Oxford Comma

I happened across an article late last week suggesting I ‘Always Put a Comma Before “and” in a List, No Matter What Your Old Grammar Teacher Said’. I totally disagree. I don’t recall ever having a grammar teacher. I’m certain I hadn’t heard of an Oxford comma before I got my technical writing certificate, well into my thirties. But even the article concludes, “consider your commas carefully.”

The Oxford comma (or serial comma, not to be confused with the Vampire Weekend song) is “a comma placed immediately before the coordinating conjunction (usually and or or) in a series of three or more terms.”. Quite a few popular style guides advocate the Oxford comma, but the last few style guides I adhered to did not, except to avoid confusion. And I firmly believe that avoiding confusion is at the heart of the issue. The Wikipedia page even contains a handful of examples of ambiguous uses both with and without the comma.

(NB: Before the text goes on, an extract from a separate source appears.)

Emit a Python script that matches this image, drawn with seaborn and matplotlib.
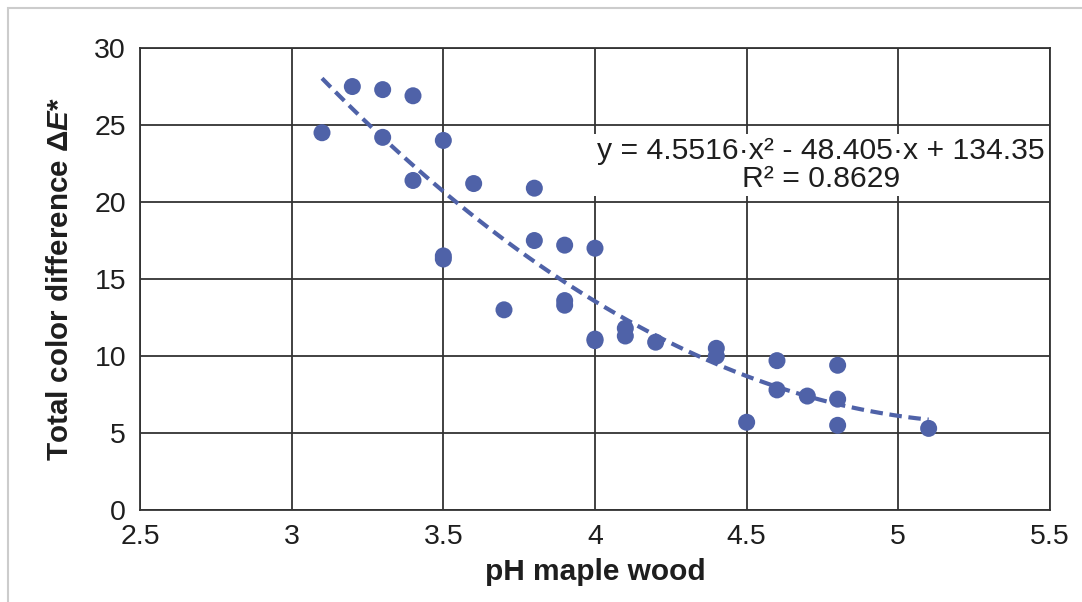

A recent lawsuit, brought by a group of truck drivers, hinged on the interpretation of legislation exempting “The canning, processing, preserving, freezing, drying, marketing, storing, packing for shipment or distribution” of certain goods from overtime pay. A New York Times article, an NPR Planet Money episode and the above-mentioned Lifehacker article suggest that the missing comma was worth $10 million. While the settlement of the lawsuit was indeed worth $10 million, and the case hinged on the Maine Legislative Drafting Manual advising against use of the serial comma, it was a lack of clarity in the legislation that led to the lawsuit.

My advice is to be consistent with your comma usage and even rewrite your sentence, if necessary, to ensure clarity.